The Smallest Speck Is Enough
By Tony Beyer
New Springs Community Church – Lee’s Summit, Missouri
When Faith Feels Too Small
Let’s be honest — sometimes faith feels paper-thin.
In Luke 17, Jesus tells his disciples that even faith the size of a mustard seed can move a mulberry tree. Sounds inspiring until you realize how absurd it is. A mustard seed is tiny — like Kansas City barbecue spice-dust tiny.
And yet Jesus says, “That’s enough.”
When life falls apart — when the MRI results aren’t good, when the papers are signed, when the grief hits again — it’s hard to believe a speck of faith can do anything.
I get that. As a gay pastor in Missouri, I know what it’s like to be told your faith isn’t enough. I know the sting of that lie — and the miracle of realizing God never asked for “enough” in the first place.
Even the Smallest Faith Can Move the Impossible
Jesus names a mulberry tree — a plant with deep, stubborn roots that refuses to die. We all have one of those in our lives.
Maybe it’s addiction.
Maybe it’s shame.
Maybe it’s loneliness that sneaks up in retirement.
Maybe it’s the news feed that keeps breaking your heart.
You might look at that tree and think, “My faith is too small to move this.”
But Jesus says even the smallest faith can start the work of uprooting what seems impossible.
Faith Is a Verb, Not a Feeling
In 2 Timothy 1, Paul tells his student Timothy:
“Fan into flame the gift of God that is in you… Guard the good treasure entrusted to you.”
Notice the verbs — fan, guard, hold, protect.
Faith isn’t about feeling confident or inspired. It’s about doing something small and stubborn. It’s showing up to worship when you don’t feel it. It’s praying when you don’t know what to say. It’s telling someone else, “You’re not alone.”
Faith isn’t a trophy you keep polished — it’s a candle on a Missouri porch in a windstorm. You spend half your time shielding it and swearing, and somehow it still burns.
The Lois and Eunice Kind of Faith
Paul reminds Timothy of his grandmother Lois and mother Eunice — women who passed on their faith in hard times. These weren’t quiet church ladies baking lemon bars. They were holy rebels who refused to let the gospel die under the weight of empire.
And honestly? That’s you, New Springs Community Church.
You’re the ones who keep showing up, who bring casseroles when grief hits, who laugh and cry together in small groups. You fan the flame for someone else, even when you don’t feel your own faith burning bright.
Mustard-Seed Grace at the Table
Every week, we gather around a small table — a crumb of bread, a sip of grape juice. It’s not fancy.

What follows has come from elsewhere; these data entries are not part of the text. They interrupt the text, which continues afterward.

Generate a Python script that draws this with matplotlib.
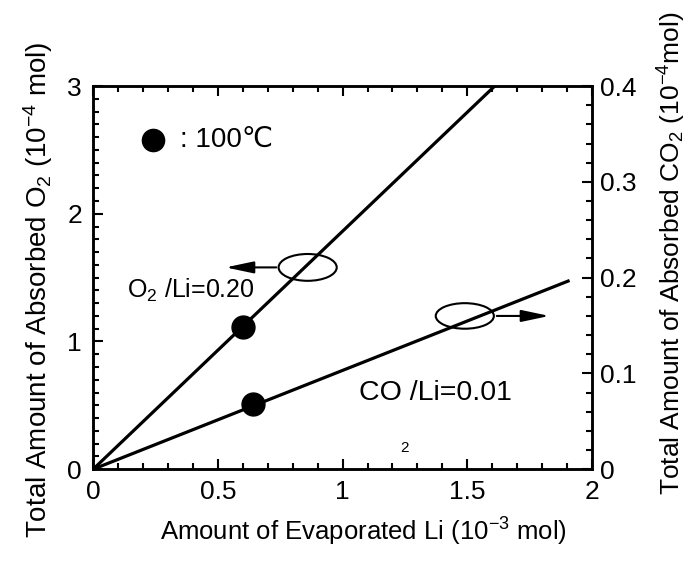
import matplotlib
matplotlib.use("Agg")
import matplotlib.pyplot as plt
from matplotlib.patches import Ellipse
from matplotlib.ticker import MultipleLocator

plt.rcParams['font.family'] = ['Liberation Sans', 'DejaVu Sans']
plt.rcParams['mathtext.fontset'] = 'custom'
plt.rcParams['mathtext.rm'] = 'Liberation Sans'
plt.rcParams['mathtext.it'] = 'Liberation Sans'
plt.rcParams['mathtext.default'] = 'regular'

# Data
o2_line_x = [0, 1.61]
o2_line_y = [0, 3.0]
co2_line_x = [0, 1.91]
co2_line_y = [0, 0.197]
o2_pt_x = [0.60]
o2_pt_y = [1.11]
co2_pt_x = [0.64]
co2_pt_y = [0.068]

x_ticks = [0, 0.5, 1, 1.5, 2]
x_ticklabels = ['0', '0.5', '1', '1.5', '2']
yl_ticks = [0, 1, 2, 3]
yl_ticklabels = ['0', '1', '2', '3']
yr_ticks = [0, 0.1, 0.2, 0.3, 0.4]
yr_ticklabels = ['0', '0.1', '0.2', '0.3', '0.4']

fig = plt.figure(figsize=(6.9, 5.66), dpi=100)
ax = fig.add_axes([0.135, 0.171, 0.723, 0.677])
ax2 = ax.twinx()

lw = 2.3
ax.plot(o2_line_x, o2_line_y, color='black', lw=lw, solid_capstyle='butt')
ax.plot(o2_pt_x, o2_pt_y, 'o', color='black', ms=16.5)
ax2.plot(co2_line_x, co2_line_y, color='black', lw=lw, solid_capstyle='butt')
ax2.plot(co2_pt_x, co2_pt_y, 'o', color='black', ms=16.5)

ax.set_xlim(0, 2)
ax.set_ylim(0, 3)
ax2.set_ylim(0, 0.4)

ax.set_xticks(x_ticks)
ax.set_xticklabels(x_ticklabels)
ax.set_yticks(yl_ticks)
ax.set_yticklabels(yl_ticklabels)
ax2.set_yticks(yr_ticks)
ax2.set_yticklabels(yr_ticklabels)
ax.xaxis.set_minor_locator(MultipleLocator(0.1))
ax.yaxis.set_minor_locator(MultipleLocator(0.1))
ax2.yaxis.set_minor_locator(MultipleLocator(0.02))

for a in (ax, ax2):
    for s in a.spines.values():
        s.set_linewidth(1.8)
ax.tick_params(which='both', direction='in', top=True, labelsize=19, width=1.5)
ax.tick_params(which='major', length=7, pad=8)
ax.tick_params(which='minor', length=4)
ax2.tick_params(which='both', direction='in', labelsize=19, width=1.5)
ax2.tick_params(which='major', length=7, pad=6)
ax2.tick_params(which='minor', length=4)

# Axis labels
fig.text(0.527, 0.060, r'Amount of Evaporated Li (10$^{-3}$ mol)', fontsize=18.5,
         ha='center', va='center')
fig.text(0.055, 0.488, r'Total Amount of Absorbed O$_2$ (10$^{-4}$ mol)', fontsize=20,
         ha='center', va='center', rotation=90)
fig.text(0.974, 0.553, r'Total Amount of Absorbed CO$_2$ (10$^{-4}$mol)', fontsize=19,
         ha='center', va='center', rotation=90)

# Ellipses and arrows
arrow_style = '-|>,head_length=0.85,head_width=0.18'
ax.add_patch(Ellipse((0.86, 1.58), 0.233, 0.21, fill=False, lw=1.5, color='black'))
ax.annotate('', xy=(0.52, 1.58), xytext=(0.745, 1.58),
            arrowprops=dict(arrowstyle=arrow_style, color='black', lw=1.5, mutation_scale=20))
ax.add_patch(Ellipse((1.49, 1.20), 0.233, 0.20, fill=False, lw=1.5, color='black'))
ax.annotate('', xy=(1.84, 1.20), xytext=(1.607, 1.20),
            arrowprops=dict(arrowstyle=arrow_style, color='black', lw=1.5, mutation_scale=20))

# Annotations
ax.plot([0.24], [2.58], 'o', color='black', ms=16)
ax.text(0.35, 2.58, ': 100\u2103', fontsize=20, va='center', ha='left')
ax.text(0.137, 1.40, r'O$_2$ /Li=0.20', fontsize=18, va='center', ha='left')
ax.text(1.064, 0.60, 'CO /Li=0.01', fontsize=20.5, va='center', ha='left')
ax.text(1.25, 0.165, '2', fontsize=11, va='center', ha='center')

fig.savefig('out.png', dpi=100)
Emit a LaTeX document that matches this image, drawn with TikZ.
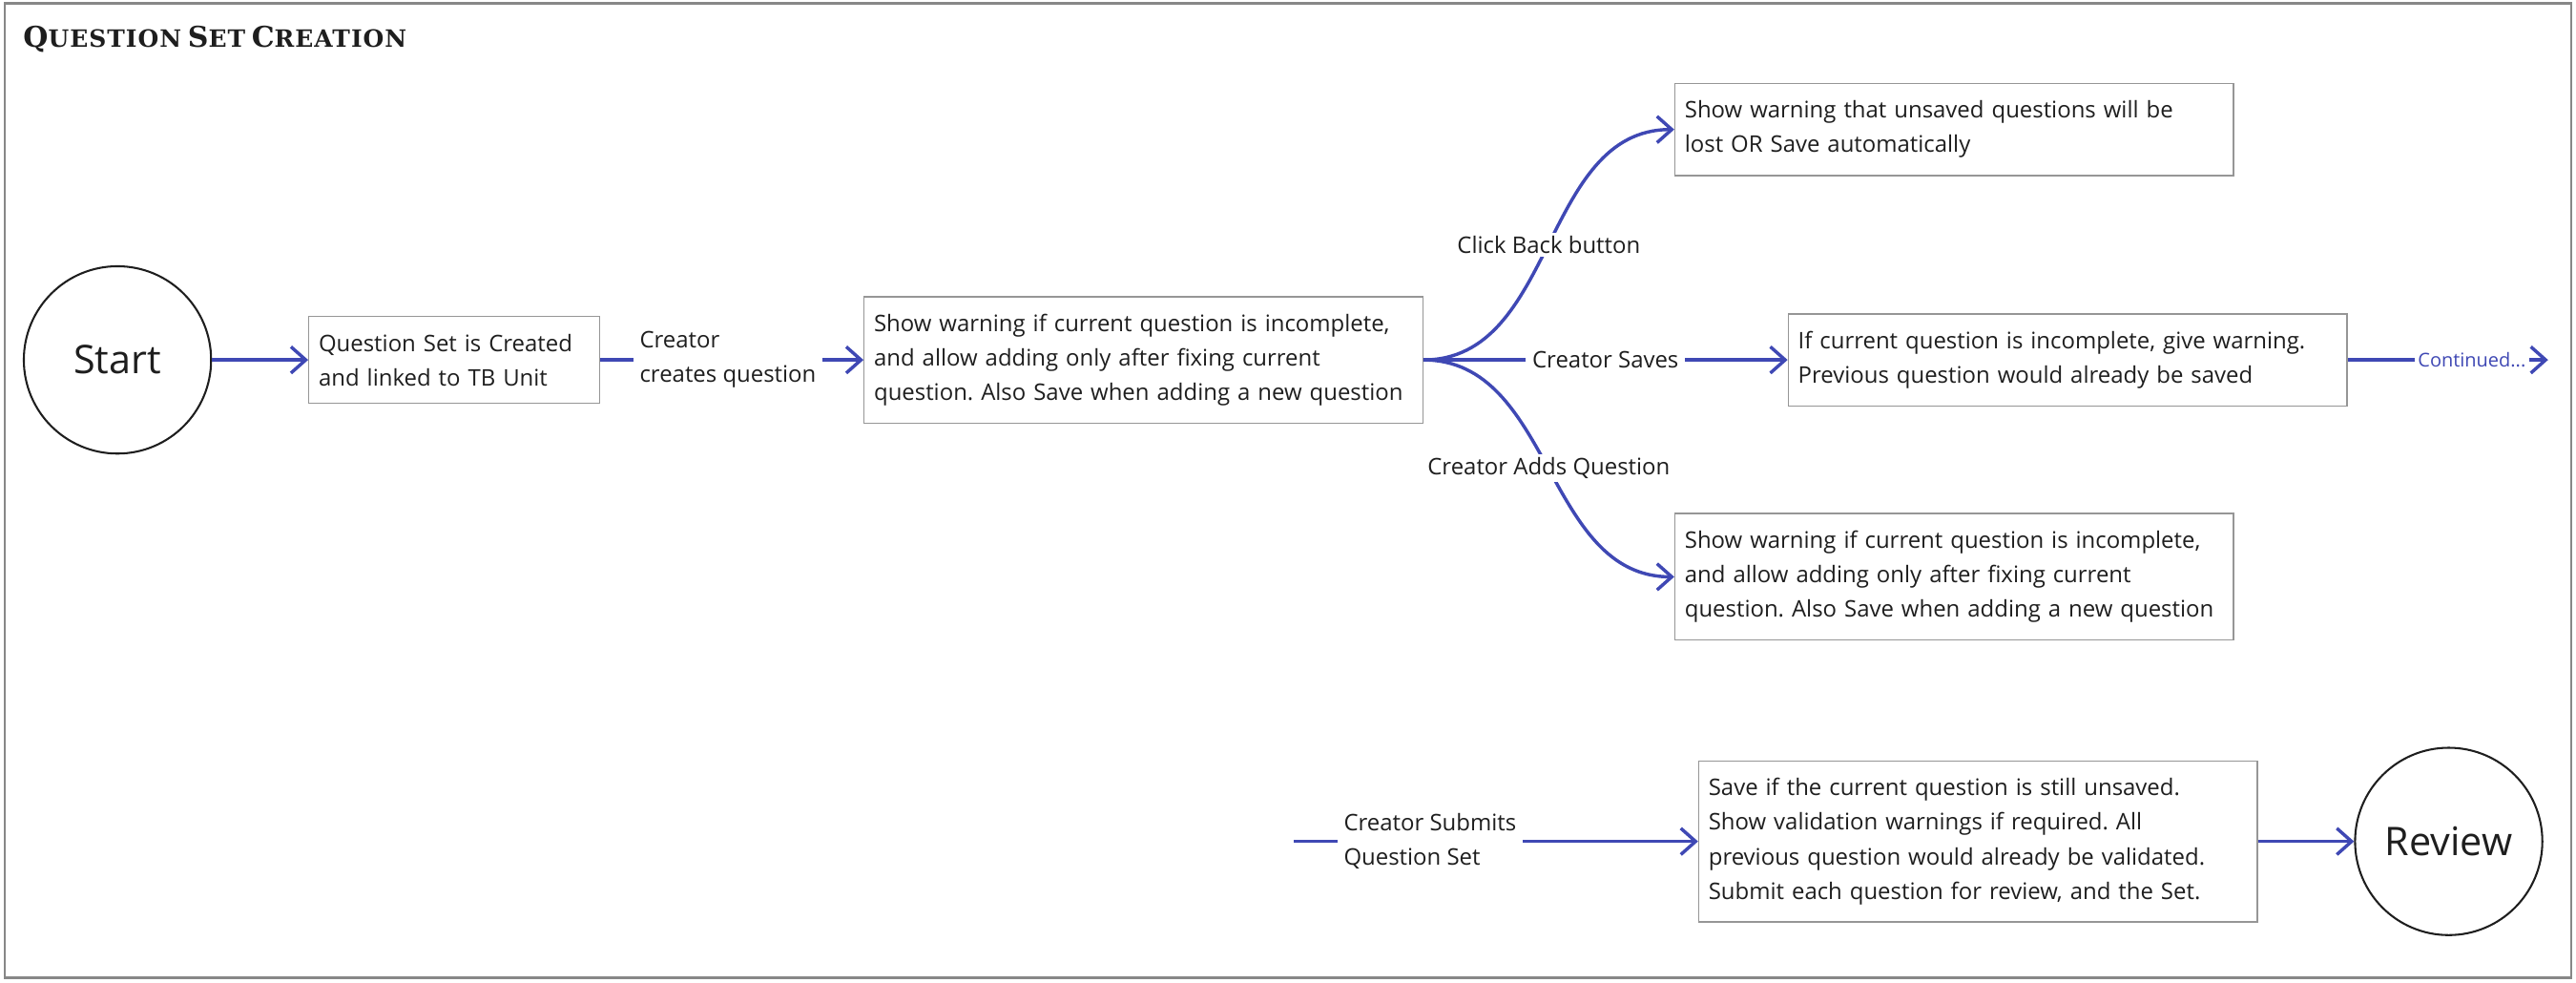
\documentclass[tikz,border=0pt]{standalone}
\usepackage{fontspec}
\setmainfont{Open Sans}
\newfontfamily\titlefont{DejaVu Serif}[LetterSpace=4]
\usetikzlibrary{arrows.meta}
\frenchspacing

\definecolor{flowblue}{RGB}{63,72,180}
\definecolor{boxgray}{RGB}{150,150,150}
\definecolor{framegray}{RGB}{135,135,135}
\definecolor{inkblack}{RGB}{30,30,30}

% small caps made by hand for the title
\newcommand{\titleword}[2]{{\fontsize{17.4}{20}\selectfont #1}{\fontsize{14.5}{20}\selectfont #2}}

\tikzset{
  stepbox/.style={draw=boxgray, line width=0.8pt, text=inkblack, text width=#1, align=left,
    inner xsep=6pt, inner ysep=10.5pt, font=\fontsize{13.9}{21}\selectfont},
  stepbox/.default=328pt,
  endcircle/.style={draw=inkblack, line width=1.2pt, circle, minimum size=114pt, inner sep=0pt,
    text=inkblack, font=\fontsize{24}{28}\selectfont},
  flow/.style={flowblue, line width=2pt, -{Straight Barb[length=9pt,width=16pt]}},
  steplabel/.style={fill=white, text=inkblack, align=left, inner xsep=4pt, inner ysep=2pt,
    font=\fontsize{13.9}{21}\selectfont},
}

\begin{document}
\begin{tikzpicture}[x=1pt,y=-1pt]
            \useasboundingbox (0,0) rectangle (1568,598);

            % draw outer frame and title
            \draw[framegray, line width=1.3pt] (3,2) rectangle (1565,595);
            \node[anchor=base west, inner sep=0pt, text=inkblack] (title) at (14,29)
                {\titlefont\bfseries\titleword{Q}{UESTION} \titleword{S}{ET} \titleword{C}{REATION}};

            % place start and end states
            \node[endcircle] (start) at (71.5,219) {Start};
            \node[endcircle] (review) at (1490.5,512) {Review};

            % place step boxes
            \node[stepbox=165pt] (created) at (276.5,219) {Question Set is Created\\
                and linked to TB Unit};
            \node[stepbox] (incomplete) at (696,219) {Show warning if current question is incomplete,\\
                and allow adding only after fixing current\\
                question. Also Save when adding a new question};
            \node[stepbox] (unsaved) at (1189.5,78.8) {Show warning that unsaved questions will be\\
                lost OR Save automatically};
            \node[stepbox] (saves) at (1258.5,219) {If current question is incomplete, give warning.\\
                Previous question would already be saved};
            \node[stepbox] (adds) at (1189.5,351) {Show warning if current question is incomplete,\\
                and allow adding only after fixing current\\
                question. Also Save when adding a new question};
            \node[stepbox] (validate) at (1204,512) {Save if the current question is still unsaved.\\
                Show validation warnings if required. All\\
                previous question would already be validated.\\
                Submit each question for review, and the Set.};

            % free ends of connectors
            \coordinate (cont) at (1551,219);
            \coordinate (submit) at (787.5,512);

            % draw connectors
            \draw[flow] (start) -- (created);
            \draw[flow] (created) -- node[steplabel, pos=0.485] (createslbl) {Creator\\creates question} (incomplete);
            \draw[flow] (incomplete.east) to[out=0,in=180] node[steplabel] (backlbl) {Click Back button} (unsaved.west);
            \draw[flow] (incomplete.east) -- node[steplabel] (saveslbl) {Creator Saves} (saves.west);
            \draw[flow] (incomplete.east) to[out=0,in=180] node[steplabel] (addslbl) {Creator Adds Question} (adds.west);
            \draw[flow] (saves) -- node[steplabel, pos=0.62, text=flowblue, inner xsep=2pt,
                font=\fontsize{11.6}{13}\selectfont] (contlbl) {Continued...} (cont);
            \draw[flow] (submit) -- node[steplabel, pos=0.337] (submitlbl) {Creator Submits\\Question Set} (validate);
            \draw[flow] (validate) -- (review);
        \end{tikzpicture}
\end{document}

It’s mustard-seed small.
But somehow, this meal uproots shame and death and plants grace instead.
It’s absurd that God meets us in carbs and Welch’s grape juice in Lee’s Summit, Missouri. And yet that’s exactly where resurrection happens — not in power or perfection, but in small, ordinary faith.
When You Feel Like You Don’t Have Enough
If your faith feels gone, remember: God still has the lighter.
If your faith feels fragile, trust the mustard seed.
If you think you don’t have enough, you already do.
God isn’t timid.
God is love.
God is power.
God is presence — even when you don’t feel any of those things.
So maybe the prayer isn’t “Lord, increase my faith.”
Maybe it’s:
“Lord, help me trust this ridiculous, scandalous little speck you’ve already planted.”
Let’s Talk About It
At New Springs, we believe faith grows best in conversation — not perfection.
Two questions to reflect on this week:
What’s your “mulberry tree” — that deeply rooted thing you’re sure your faith is too small to move?
When has your faith felt fragile, and what simple act of “showing up” — yours or someone else’s — helped fan the flame again?